Strictly implementing the aforementioned techniques should allow you to fix your sleep schedule anywhere from a few days to a few weeks. However, there is a technique that could allow you to fix your broken sleep schedule in one day. If you have a poor sleep cycle that routinely has you awake until 3 am and then sleeping in until noon but need a quick fix to reset your body clock, you might have some luck in resetting your circadian rhythm with an all-nighter.

Although doctors recommend avoiding this technique, not sleeping for an entire night and then staying awake the following day can be an effective (albeit dangerous) way of getting your sleep schedule back on track in limited time, just so long as you do go to bed at a healthy time the following day and allow yourself an extra hour or so to begin the recovery from sleep debt.

This technique should only be used as a last resort in the case of an emergency.

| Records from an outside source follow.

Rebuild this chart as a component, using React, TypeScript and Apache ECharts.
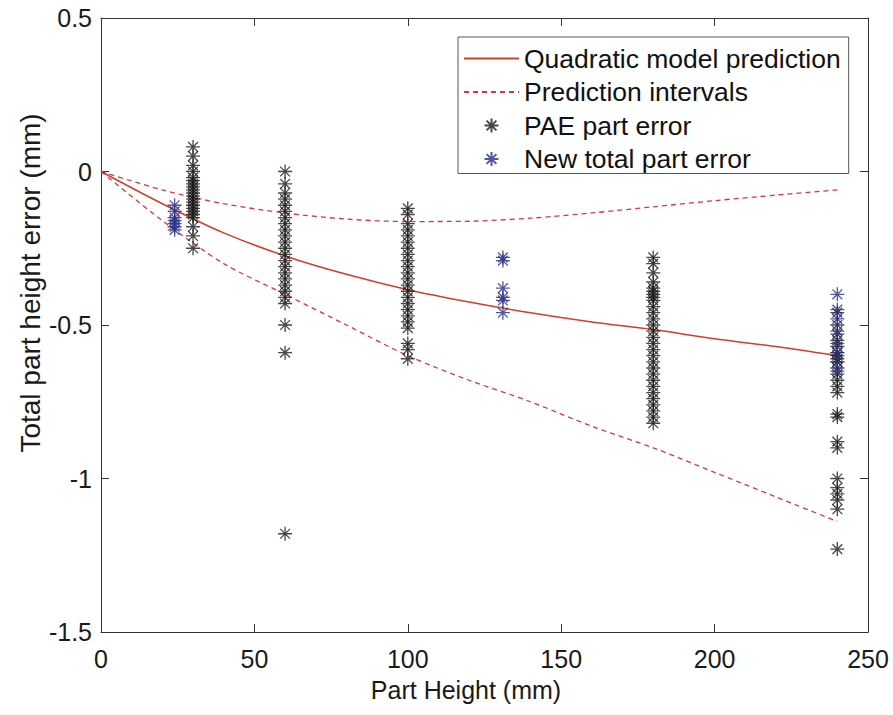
import React, { useEffect, useRef } from "react";
import * as echarts from "echarts";

// ---- Data ----
const curveX = [0, 20, 40, 60, 80, 100, 120, 140, 160, 180, 200, 220, 240];
const modelY = [0, -0.105, -0.2, -0.275, -0.335, -0.385, -0.425, -0.46, -0.49, -0.515, -0.545, -0.57, -0.6];
const upperPI = [0, -0.06, -0.105, -0.135, -0.155, -0.163, -0.162, -0.152, -0.135, -0.115, -0.095, -0.077, -0.06];
const lowerPI = [0, -0.16, -0.3, -0.4, -0.5, -0.6, -0.68, -0.75, -0.83, -0.9, -0.98, -1.06, -1.14];

const paeHeights = [30, 60, 100, 180, 240];
const pae30 = [0.08, 0.05, 0.02, 0.0, -0.02, -0.03, -0.04, -0.05, -0.06, -0.07, -0.08, -0.09, -0.1, -0.11, -0.12, -0.13, -0.14, -0.15, -0.18, -0.21, -0.25];
const pae60 = [0.0, -0.04, -0.07, -0.09, -0.11, -0.13, -0.15, -0.17, -0.19, -0.21, -0.23, -0.25, -0.27, -0.29, -0.31, -0.33, -0.35, -0.37, -0.39, -0.41, -0.43, -0.5, -0.59, -1.18];
const pae100 = [-0.12, -0.14, -0.17, -0.19, -0.21, -0.23, -0.25, -0.27, -0.29, -0.31, -0.33, -0.35, -0.37, -0.39, -0.41, -0.43, -0.45, -0.47, -0.49, -0.51, -0.56, -0.58, -0.61];
const pae180 = [-0.28, -0.3, -0.33, -0.36, -0.38, -0.39, -0.4, -0.41, -0.42, -0.44, -0.46, -0.48, -0.5, -0.52, -0.54, -0.56, -0.58, -0.6, -0.62, -0.64, -0.66, -0.68, -0.7, -0.72, -0.74, -0.76, -0.78, -0.8, -0.82];
const pae240 = [-0.46, -0.5, -0.53, -0.55, -0.57, -0.59, -0.6, -0.61, -0.62, -0.64, -0.66, -0.68, -0.7, -0.72, -0.79, -0.8, -0.88, -0.9, -1.0, -1.03, -1.05, -1.07, -1.1, -1.23];
const paeErrors = [pae30, pae60, pae100, pae180, pae240];

const newHeights = [24, 131, 240];
const new24 = [-0.11, -0.13, -0.15, -0.16, -0.17, -0.18, -0.19];
const new131 = [-0.28, -0.29, -0.38, -0.41, -0.42, -0.46];
const new240 = [-0.4, -0.45, -0.48, -0.52, -0.56, -0.59, -0.62, -0.65];
const newErrors = [new24, new131, new240];

const xTicks = [0, 50, 100, 150, 200, 250];
const yTicks = [-1.5, -1, -0.5, 0, 0.5];

const seriesNames = ["Quadratic model prediction", "Prediction intervals", "PAE part error", "New total part error"];
const xTitle = "Part Height (mm)";
const yTitle = "Total part height error (mm)";

const FONT = "'Liberation Sans', Arial, Helvetica, sans-serif";
const STAR = "path://M5 0L5 10M0 5L10 5M1.5 1.5L8.5 8.5M1.5 8.5L8.5 1.5";

function pairs(xs: number[], ys: number[]) {
  return xs.map((x, i) => [x, ys[i]]);
}
function groups(hs: number[], vals: number[][]) {
  const out: number[][] = [];
  hs.forEach((h, i) => vals[i].forEach((v) => out.push([h, v])));
  return out;
}

export default function App() {
  const ref = useRef<HTMLDivElement>(null);
  useEffect(() => {
    if (!ref.current) return;
    const chart = echarts.init(ref.current, null, { renderer: "svg" });
    const axisCommon = {
      type: "value" as const,
      axisLine: { show: true, onZero: false, lineStyle: { color: "#333", width: 1 } },
      axisTick: { show: true, inside: true, length: 8, lineStyle: { color: "#333" } },
      splitLine: { show: false },
    };
    chart.setOption({
      animation: false,
      backgroundColor: "#fff",
      grid: { left: 101, top: 18, right: 25, bottom: 83, containLabel: false },
      xAxis: [
        {
          ...axisCommon,
          min: 0,
          max: 250,
          interval: 50,
          position: "bottom",
          axisLabel: { show: true, margin: 14, fontSize: 25, color: "#1a1a1a", fontFamily: FONT,
            formatter: (v: number) => (xTicks.includes(v) ? String(v) : "") },
        },
        { ...axisCommon, min: 0, max: 250, interval: 50, position: "top", axisLabel: { show: false } },
      ],
      yAxis: [
        {
          ...axisCommon,
          min: -1.5,
          max: 0.5,
          interval: 0.5,
          position: "left",
          axisLabel: { show: true, margin: 9, fontSize: 25, color: "#1a1a1a", fontFamily: FONT,
            formatter: (v: number) => (yTicks.includes(v) ? String(v) : "") },
        },
        { ...axisCommon, min: -1.5, max: 0.5, interval: 0.5, position: "right", axisLabel: { show: false } },
      ],
      legend: {
        data: [
          { name: seriesNames[0], itemStyle: { opacity: 0 } },
          { name: seriesNames[1], itemStyle: { opacity: 0 } },
          { name: seriesNames[2] },
          { name: seriesNames[3] },
        ],
        orient: "vertical",
        left: 458,
        top: 37,
        backgroundColor: "#fff",
        borderColor: "#555",
        borderWidth: 1,
        borderRadius: 0,
        padding: [8, 8, 1, 5],
        itemWidth: 55,
        itemHeight: 14,
        itemGap: 6.5,
        textStyle: { fontSize: 26.5, color: "#111", fontFamily: FONT, lineHeight: 25 },
        selectedMode: false,
      },
      graphic: [
        {
          type: "text",
          x: 30,
          y: 283,
          rotation: Math.PI / 2,
          style: {
            text: yTitle,
            fontSize: 28,
            fontFamily: FONT,
            fill: "#1a1a1a",
            textAlign: "center",
            textVerticalAlign: "middle",
          },
        },
        {
          type: "text",
          x: 466,
          y: 690,
          style: {
            text: xTitle,
            fontSize: 25,
            fontFamily: FONT,
            fill: "#1a1a1a",
            textAlign: "center",
            textVerticalAlign: "middle",
          },
        },
      ],
      series: [
        {
          name: seriesNames[0],
          type: "line",
          data: pairs(curveX, modelY),
          symbol: "none",
          smooth: 0.3,
          lineStyle: { color: "#cf3f2a", width: 1.5 },
          itemStyle: { color: "#cf3f2a" },
          z: 2,
        },
        {
          name: seriesNames[1],
          type: "line",
          data: pairs(curveX, upperPI),
          symbol: "none",
          smooth: 0.3,
          lineStyle: { color: "#d2364a", width: 1.3, type: [5, 4] },
          itemStyle: { color: "#d2364a" },
          z: 2,
        },
        {
          name: seriesNames[1],
          type: "line",
          data: pairs(curveX, lowerPI),
          symbol: "none",
          smooth: 0.3,
          lineStyle: { color: "#d2364a", width: 1.3, type: [5, 4] },
          itemStyle: { color: "#d2364a" },
          z: 2,
        },
        {
          name: seriesNames[2],
          type: "scatter",
          data: groups(paeHeights, paeErrors),
          symbol: STAR,
          symbolSize: 14,
          symbolKeepAspect: true,
          itemStyle: { color: "rgba(0,0,0,0)", borderColor: "#1a1a1a", borderWidth: 1.3 },
          z: 3,
        },
        {
          name: seriesNames[3],
          type: "scatter",
          data: groups(newHeights, newErrors),
          symbol: STAR,
          symbolSize: 14,
          symbolKeepAspect: true,
          itemStyle: { color: "rgba(0,0,0,0)", borderColor: "#262c85", borderWidth: 1.3 },
          z: 4,
        },
      ],
    });
    return () => chart.dispose();
  }, []);
  return <div ref={ref} style={{ position: "fixed", left: 0, top: 0, width: 893, height: 715 }} />;
}
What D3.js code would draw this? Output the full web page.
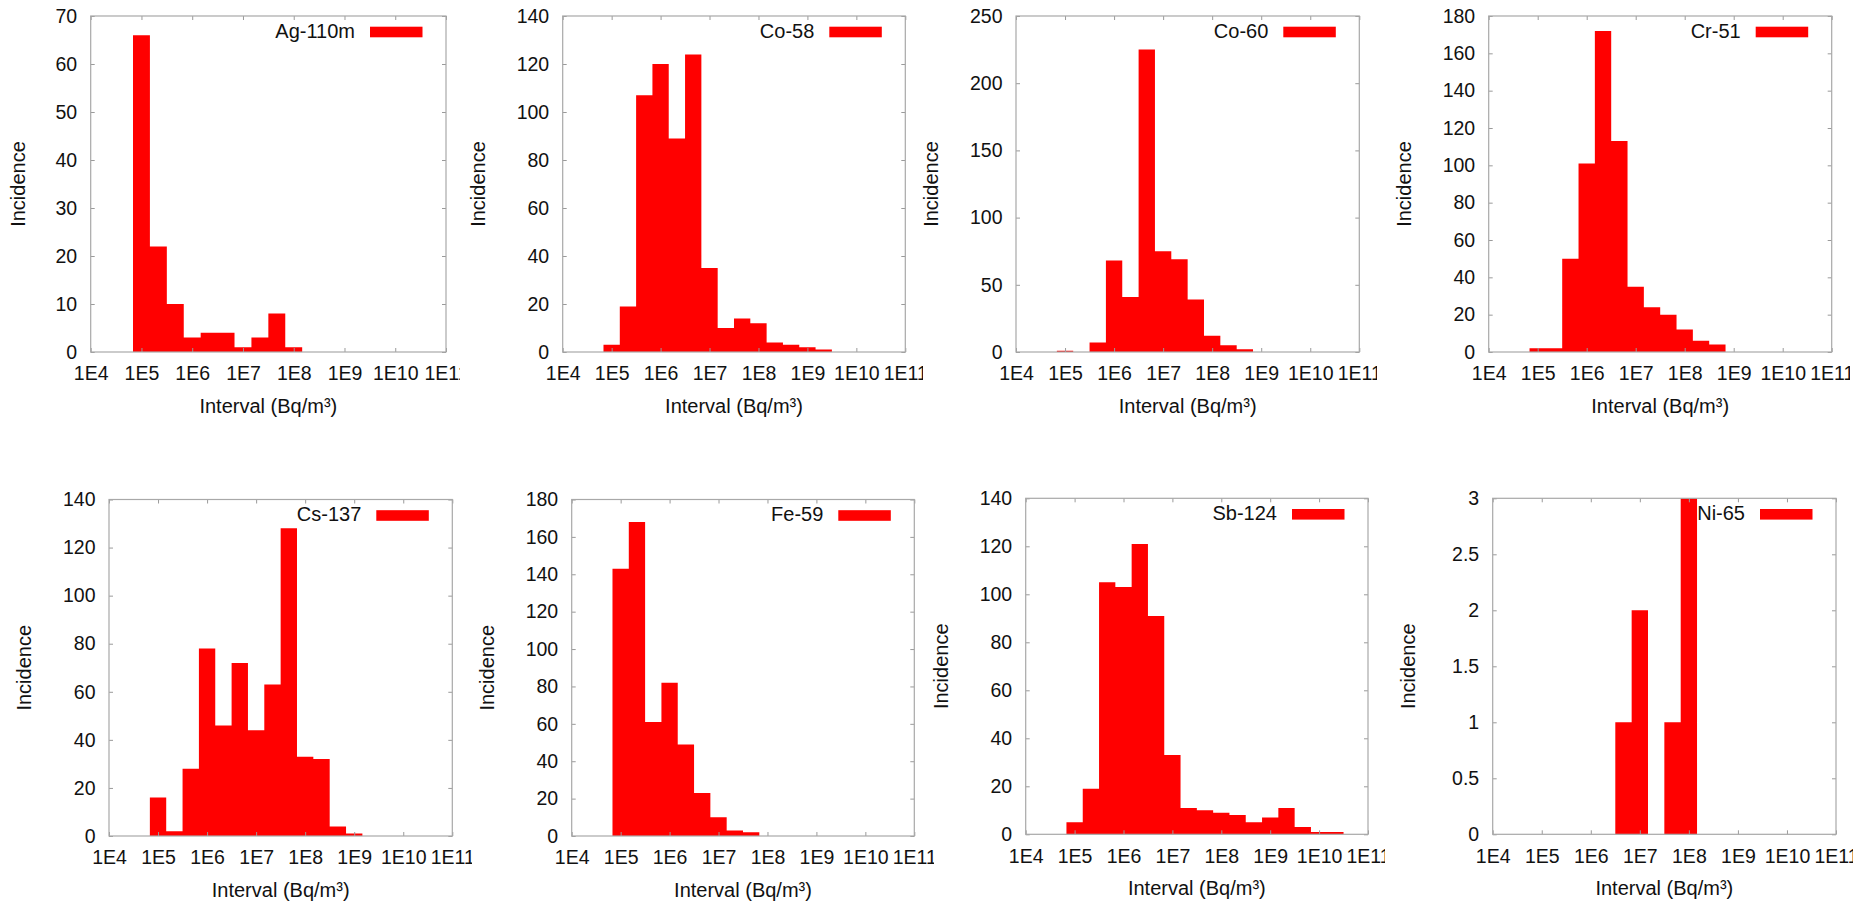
<!DOCTYPE html>
<html>
<head>
<meta charset="utf-8">
<script src="https://cdn.jsdelivr.net/npm/d3@7"></script>
<style>
  html, body { margin: 0; padding: 0; background: #fff; }
  svg { display: block; font-family: "Liberation Sans", Arial, sans-serif; }
  .tick text { fill: #111; }
  .tick line { stroke: #9a9a9a; }
</style>
</head>
<body>
<div id="chart"></div>
<script>
// bin centres (1/3 decade bins)
const binCenters = [1e5, 2.154e5, 4.642e5, 1e6, 2.154e6, 4.642e6, 1e7, 2.154e7, 4.642e7,
                    1e8, 2.154e8, 4.642e8, 1e9, 2.154e9, 4.642e9, 1e10, 2.154e10];

// incidence per bin, one array per nuclide
const ag110m = [66, 22, 10, 3, 4, 4, 1, 3, 8, 1, 0, 0, 0, 0, 0, 0, 0];
const co58   = [3, 19, 107, 120, 89, 124, 35, 10, 14, 12, 4, 3, 2, 1, 0, 0, 0];
const co60   = [1, 0, 7, 68, 41, 225, 75, 69, 39, 12, 5, 2, 0, 0, 0, 0, 0];
const cr51   = [2, 2, 50, 101, 172, 113, 35, 24, 20, 12, 6, 4, 0, 0, 0, 0, 0];
const cs137  = [16, 2, 28, 78, 46, 72, 44, 63, 128, 33, 32, 4, 1, 0, 0, 0, 0];
const fe59   = [143, 168, 61, 82, 49, 23, 10, 3, 2, 0, 0, 0, 0, 0, 0, 0, 0];
const sb124  = [5, 19, 105, 103, 121, 91, 33, 11, 10, 9, 8, 5, 7, 11, 3, 1, 1];
const ni65   = [0, 0, 0, 0, 0, 1, 2, 0, 1, 3, 0, 0, 0, 0, 0, 0, 0];

const nuclides = ["Ag-110m", "Co-58", "Co-60", "Cr-51", "Cs-137", "Fe-59", "Sb-124", "Ni-65"];
const counts = [ag110m, co58, co60, cr51, cs137, fe59, sb124, ni65];
const yMax = [70, 140, 250, 180, 140, 180, 140, 3];
const yStep = [10, 20, 50, 20, 20, 20, 20, 0.5];
const xTicks = [1e4, 1e5, 1e6, 1e7, 1e8, 1e9, 1e10, 1e11];

// plot frames (pixel layout)
const frames = [
  { left: 90.7,   right: 446,    top: 16,  bottom: 352, clip: 460,  yl: 72.7 },
  { left: 562.7,  right: 905.3,  top: 16,  bottom: 352, clip: 923,  yl: 84.7 },
  { left: 1016,   right: 1359.3, top: 16,  bottom: 352, clip: 1377, yl: 84.7 },
  { left: 1488.7, right: 1831.7, top: 16,  bottom: 352, clip: 1850, yl: 84.7 },
  { left: 109,    right: 452.3,  top: 499.5, bottom: 836, clip: 472,  yl: 84.7 },
  { left: 571.7,  right: 914.3,  top: 499.5, bottom: 836, clip: 934,  yl: 84.7 },
  { left: 1025.7, right: 1368,   top: 498.3, bottom: 834.3, clip: 1385, yl: 84.7 },
  { left: 1492.7, right: 1836,   top: 498.3, bottom: 834.3, clip: 1853, yl: 84.7 }
];

const W = 1868, H = 903;
const halfBin = Math.pow(10, 1 / 6);
const gray = "#a8a8a8";

const svg = d3.select("#chart").append("svg")
    .attr("width", W)
    .attr("height", H);

const defs = svg.append("defs");

nuclides.forEach((name, i) => {
    const f = frames[i];
    const x = d3.scaleLog().domain([1e4, 1e11]).range([f.left, f.right]);
    const y = d3.scaleLinear().domain([0, yMax[i]]).range([f.bottom, f.top]);

    defs.append("clipPath").attr("id", "clip" + i)
      .append("rect")
        .attr("x", f.left - 120).attr("y", f.top - 20)
        .attr("width", f.clip - f.left + 120)
        .attr("height", f.bottom - f.top + 120);

    const g = svg.append("g").attr("clip-path", `url(#clip${i})`);

    // histogram as one stepped area so neighbouring boxes don't show seams
    const steps = [];
    binCenters.forEach((c, j) => {
        const v = counts[i][j];
        steps.push({ x: c / halfBin, v: v });
        steps.push({ x: c * halfBin, v: v });
    });
    const area = d3.area()
        .x(d => x(d.x))
        .y0(y(0))
        .y1(d => y(d.v));
    g.append("path")
        .datum(steps)
        .attr("d", area)
        .attr("fill", "#ff0000");

    const yTicks = d3.range(0, yMax[i] + yStep[i] / 2, yStep[i]);

    // bottom axis with labels
    g.append("g")
        .attr("transform", `translate(0,${f.bottom})`)
        .call(d3.axisBottom(x).tickValues(xTicks)
            .tickFormat(d => "1E" + Math.round(Math.log10(d)))
            .tickSizeInner(-4).tickSizeOuter(0).tickPadding(14.5))
        .call(a => a.select(".domain").remove())
        .selectAll("text").style("font-size", "19.5px");

    // top mirror ticks
    g.append("g")
        .attr("transform", `translate(0,${f.top})`)
        .call(d3.axisTop(x).tickValues(xTicks).tickFormat("")
            .tickSizeInner(-4).tickSizeOuter(0))
        .call(a => a.select(".domain").remove());

    // left axis
    g.append("g")
        .attr("transform", `translate(${f.left},0)`)
        .call(d3.axisLeft(y).tickValues(yTicks)
            .tickFormat(d => d3.format("~g")(d))
            .tickSizeInner(-4).tickSizeOuter(0).tickPadding(13.5))
        .call(a => a.select(".domain").remove())
        .selectAll("text").style("font-size", "19.5px");

    // right mirror ticks
    g.append("g")
        .attr("transform", `translate(${f.right},0)`)
        .call(d3.axisRight(y).tickValues(yTicks).tickFormat("")
            .tickSizeInner(-4).tickSizeOuter(0))
        .call(a => a.select(".domain").remove());

    // frame
    g.append("rect")
        .attr("x", f.left).attr("y", f.top)
        .attr("width", f.right - f.left)
        .attr("height", f.bottom - f.top)
        .attr("fill", "none")
        .attr("stroke", gray)
        .attr("stroke-width", 1.2);

    // axis titles
    g.append("text")
        .attr("x", (f.left + f.right) / 2)
        .attr("y", f.bottom + 61)
        .attr("text-anchor", "middle")
        .style("font-size", "20px")
        .attr("fill", "#111")
        .text("Interval (Bq/m³)");

    g.append("text")
        .attr("transform", `translate(${f.left - f.yl + 7},${(f.top + f.bottom) / 2}) rotate(-90)`)
        .attr("text-anchor", "middle")
        .style("font-size", "20px")
        .attr("fill", "#111")
        .text("Incidence");

    // legend
    g.append("text")
        .attr("x", f.right - 91)
        .attr("y", f.top + 21.5)
        .attr("text-anchor", "end")
        .style("font-size", "20px")
        .attr("fill", "#111")
        .text(name);

    g.append("rect")
        .attr("x", f.right - 76)
        .attr("y", f.top + 10.7)
        .attr("width", 52.5)
        .attr("height", 10.6)
        .attr("fill", "#ff0000");
});
</script>
</body>
</html>
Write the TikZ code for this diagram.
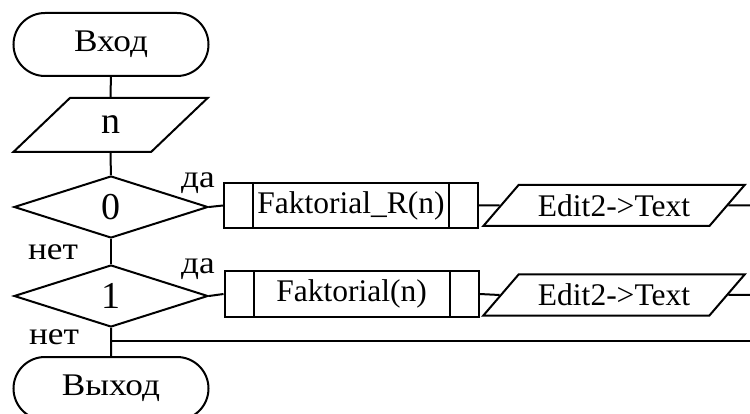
\documentclass[tikz,border=0pt]{standalone}
\usepackage{fontspec}
\setmainfont{Liberation Serif}
\newfontfamily\cyrfont[FakeStretch=1.12]{Liberation Serif}
\usetikzlibrary{shapes.geometric,shapes.misc}
\tikzset{
  term/.style={draw,rounded rectangle,minimum width=195pt,minimum height=63pt,inner sep=0pt,
    font=\cyrfont\fontsize{31.5}{36}\selectfont},
  io/.style={draw,trapezium,trapezium left angle=53.5,trapezium right angle=126.5,
    trapezium stretches=true,minimum width=195pt,minimum height=54pt,inner sep=0pt,
    font=\fontsize{38}{40}\selectfont},
  dec/.style={draw,diamond,minimum width=194pt,minimum height=62pt,inner sep=0pt,
    font=\fontsize{38}{40}\selectfont},
  proc/.style={draw,rectangle,minimum width=254pt,minimum height=45pt,inner sep=0pt},
  outp/.style={draw,trapezium,trapezium left angle=38.3,trapezium right angle=141.7,
    trapezium stretches=true,minimum width=262pt,minimum height=41pt,inner sep=0pt},
  lbl/.style={inner sep=0pt,font=\cyrfont\fontsize{31.5}{36}\selectfont},
}
\begin{document}
\begin{tikzpicture}[x=1pt,y=-1pt,line width=2pt,font=\fontsize{31.5}{36}\selectfont]
 \useasboundingbox (0,0) rectangle (750,414);
 \clip (0,0) rectangle (750,414);
 % main column
 \node[term] (start) at (111,44.5) {Вход};
 \node[io] (inp) at (110.5,125) {n};
 \node[dec] (d0) at (111,207) {0};
 \node[dec] (d1) at (111,296) {1};
 \node[term] (stop) at (111,388.5) {Выход};
 % branches
 \node[proc] (p0) at (351,205.5) {Faktorial\_R(n)};
 \node[proc] (p1) at (351.5,294) {Faktorial(n)};
 \node[outp] (o0) at (614,205.5) {Edit2->Text};
 \node[outp] (o1) at (614,295) {Edit2->Text};
 \draw ([xshift=30pt]p0.north west) -- ([xshift=30pt]p0.south west);
 \draw ([xshift=-30pt]p0.north east) -- ([xshift=-30pt]p0.south east);
 \draw ([xshift=30pt]p1.north west) -- ([xshift=30pt]p1.south west);
 \draw ([xshift=-30pt]p1.north east) -- ([xshift=-30pt]p1.south east);
 \coordinate (r0) at (760,205.5);
 \coordinate (r1) at (760,295);
 \coordinate (m) at (111,341);
 \coordinate (mr) at (760,341);
 % connectors
 \draw (start) -- (inp);
 \draw (inp) -- (d0);
 \draw (d0) -- (d1);
 \draw (d1) -- (stop);
 \draw (d0.east) -- (p0.west);
 \draw (d1.east) -- (p1.west);
 \draw (p0.east) -- (o0.west);
 \draw (p1.east) -- (o1.west);
 \draw (o0.east) -- (r0);
 \draw (o1.east) -- (r1);
 \draw (m) -- (mr);
 % labels
 \node[lbl] (yes0) at (198,183) {да};
 \node[lbl] (yes1) at (198,269) {да};
 \node[lbl] (no0) at (53,252) {нет};
 \node[lbl] (no1) at (54,337) {нет};
\end{tikzpicture}
\end{document}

How to Tell if You Have a Sleep Disorder

Sometimes all of the natural techniques and products in the world aren't enough to fix poor sleeping patterns or improve your sleep quality if there is an underlying issue. Conditions like chronic insomnia, sleep apnea, and other parasomnias often require medical intervention and a combination of medication and therapy to treat. If you have attempted the techniques mentioned in this article and your sleeping schedule is still poor, then it is a sign that you might need to see a specialist.